I'm finding that my company's site is generally slower than most other sites I check in a given day. Granted, most of the sites I visit probably have dedicated servers, but I feel like my site's a little _too_ slow. Can I get a couple more opinions?

http://www.cog-diss.com/

I'm looking to determine in the next couple of days whether I should switch hosts before I have to renew my service. Whether I need a new host or not, I'd like any suggestions people have about speeding up the delivery of the site.

I also welcome comments about the design, but if you'd like to give me some pointers, send me a PM. I don't want to clutter the thread with design suggestions.

Thanks!


----------



## Duckster (Mar 30, 2007)

loaded almost instantly for me.
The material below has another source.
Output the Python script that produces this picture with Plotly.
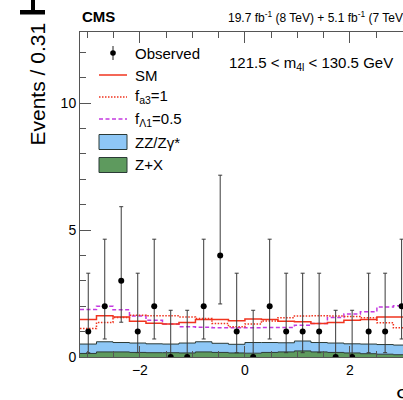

Though if you havn't done so, images as jpg -though they lose their quality -are also smaller in size and help a website load better but it loaded fine for me. Plus, That is one whacky site you got. The creativeness is really innovative and clever, I like it alot.


----------



## DJ-Zep (Mar 11, 2006)

As Duckster said, load time is fine. I tested your timing on dnsstuff.com just to make sure, and your speed scored an A+. I'd stick with the current host you have.


----------



## Grove (Jun 21, 2005)

Over here in Australia Land. Took a little longer than normal but nothing wrong. Probably something on my end. 

I suggest you remain with your host.


----------



## MalachiConstant (Oct 14, 2005)

Sounds like we're good, then. I don't know if it's my distance from the server or if the Internet in L.A. has something against my host, but I've tried it from a couple of places (and providers) and it always seems to take extra time to get to the site. As long as it's not universally so, though, I'll be happy.

Thanks!


----------



## Grove (Jun 21, 2005)

You should be fine. Since I live in Australia and I'm getting decent speed loading it :smile:


----------



## ebackhus (Apr 21, 2005)

On my 7Mb connection it loads in a heartbeat, maybe faster!


----------